WHAT TO WORK ON: All the data must come back unchanged, except that pictures are left out.

INFORMATION SHOWN:
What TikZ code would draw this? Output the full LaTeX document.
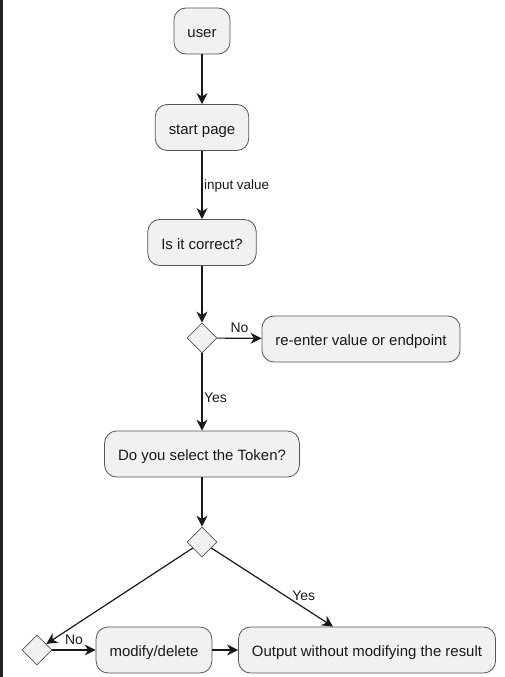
\documentclass[tikz,border=0pt]{standalone}
\usepackage{fontspec}
\setmainfont{Liberation Sans}
\usetikzlibrary{arrows.meta,shapes.geometric}
\definecolor{actfill}{HTML}{F1F1F1}
\definecolor{actline}{HTML}{555555}
\definecolor{flowline}{HTML}{181818}
\definecolor{edgedark}{HTML}{222222}

\begin{document}
\begin{tikzpicture}[
        x=1bp, y=-1bp,
        every node/.style={text=flowline, font=\fontsize{15}{17}\selectfont},
        act/.style={rectangle, rounded corners=12bp, draw=actline, line width=0.8bp, fill=actfill, minimum height=46bp, inner xsep=13.5bp, text height=16bp, text depth=2.5bp},
        choice/.style={diamond, draw=actline, line width=0.8bp, fill=actfill, minimum size=30bp, inner sep=0pt},
        flow/.style={draw=flowline, line width=1.2bp, -{Stealth[length=11bp, width=11bp, inset=3.5bp]}},
        lbl/.style={font=\fontsize{14}{16}\selectfont, inner sep=1.5bp}
    ]
        \useasboundingbox (0,0) rectangle (505,677);
        \fill[edgedark] (0,0) rectangle (2.5,677);

        % Activities
        \node[act] (user) at (202,31) {user};
        \node[act] (start) at (202,127.5) {start page};
        \node[act] (check) at (202,242.5) {Is it correct?};
        \node[choice] (d1) at (202,338) {};
        \node[act] (reenter) at (361,339) {re-enter value or endpoint};
        \node[act] (token) at (202,454) {Do you select the Token?};
        \node[choice] (d2) at (202,542) {};
        \node[choice] (d3) at (37,650) {};
        \node[act] (modify) at (154,650) {modify/delete};
        \node[act] (output) at (367,650) {Output without modifying the result};

        % Flow
        \draw[flow] (user) -- (start);
        \draw[flow] (start) -- node[lbl, right, pos=0.52, font=\fontsize{13.5}{15}\selectfont] {input value} (check);
        \draw[flow] (check) -- (d1);
        \draw[flow] (d1) -- node[lbl, above=3.5bp] {No} (reenter);
        \draw[flow] (d1) -- node[lbl, right, pos=0.58] {Yes} (token);
        \draw[flow] (token) -- (d2);
        \draw[flow] (d2) -- (d3);
        \draw[flow] (d2) -- node[lbl, above=5bp, pos=0.76] {Yes} ([xshift=-34bp]output.north);
        \draw[flow] (d3) -- node[lbl, above=3.5bp] {No} (modify);
        \draw[flow] (modify) -- (output);
    \end{tikzpicture}
\end{document}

THE RESPONSE:
What TikZ code would draw this? Output the full LaTeX document.
\documentclass[tikz,border=0pt]{standalone}
\usepackage{fontspec}
\setmainfont{Liberation Sans}
\usetikzlibrary{arrows.meta,shapes.geometric}
\definecolor{actfill}{HTML}{F1F1F1}
\definecolor{actline}{HTML}{555555}
\definecolor{flowline}{HTML}{181818}
\definecolor{edgedark}{HTML}{222222}

\begin{document}
\begin{tikzpicture}[
        x=1bp, y=-1bp,
        every node/.style={text=flowline, font=\fontsize{15}{17}\selectfont},
        act/.style={rectangle, rounded corners=12bp, draw=actline, line width=0.8bp, fill=actfill, minimum height=46bp, inner xsep=13.5bp, text height=16bp, text depth=2.5bp},
        choice/.style={diamond, draw=actline, line width=0.8bp, fill=actfill, minimum size=30bp, inner sep=0pt},
        flow/.style={draw=flowline, line width=1.2bp, -{Stealth[length=11bp, width=11bp, inset=3.5bp]}},
        lbl/.style={font=\fontsize{14}{16}\selectfont, inner sep=1.5bp}
    ]
        \useasboundingbox (0,0) rectangle (505,677);
        \fill[edgedark] (0,0) rectangle (2.5,677);

        % Activities
        \node[act] (user) at (202,31) {user};
        \node[act] (start) at (202,127.5) {start page};
        \node[act] (check) at (202,242.5) {Is it correct?};
        \node[choice] (d1) at (202,338) {};
        \node[act] (reenter) at (361,339) {re-enter value or endpoint};
        \node[act] (token) at (202,454) {Do you select the Token?};
        \node[choice] (d2) at (202,542) {};
        \node[choice] (d3) at (37,650) {};
        \node[act] (modify) at (154,650) {modify/delete};
        \node[act] (output) at (367,650) {Output without modifying the result};

        % Flow
        \draw[flow] (user) -- (start);
        \draw[flow] (start) -- node[lbl, right, pos=0.52, font=\fontsize{13.5}{15}\selectfont] {input value} (check);
        \draw[flow] (check) -- (d1);
        \draw[flow] (d1) -- node[lbl, above=3.5bp] {No} (reenter);
        \draw[flow] (d1) -- node[lbl, right, pos=0.58] {Yes} (token);
        \draw[flow] (token) -- (d2);
        \draw[flow] (d2) -- (d3);
        \draw[flow] (d2) -- node[lbl, above=5bp, pos=0.76] {Yes} ([xshift=-34bp]output.north);
        \draw[flow] (d3) -- node[lbl, above=3.5bp] {No} (modify);
        \draw[flow] (modify) -- (output);
    \end{tikzpicture}
\end{document}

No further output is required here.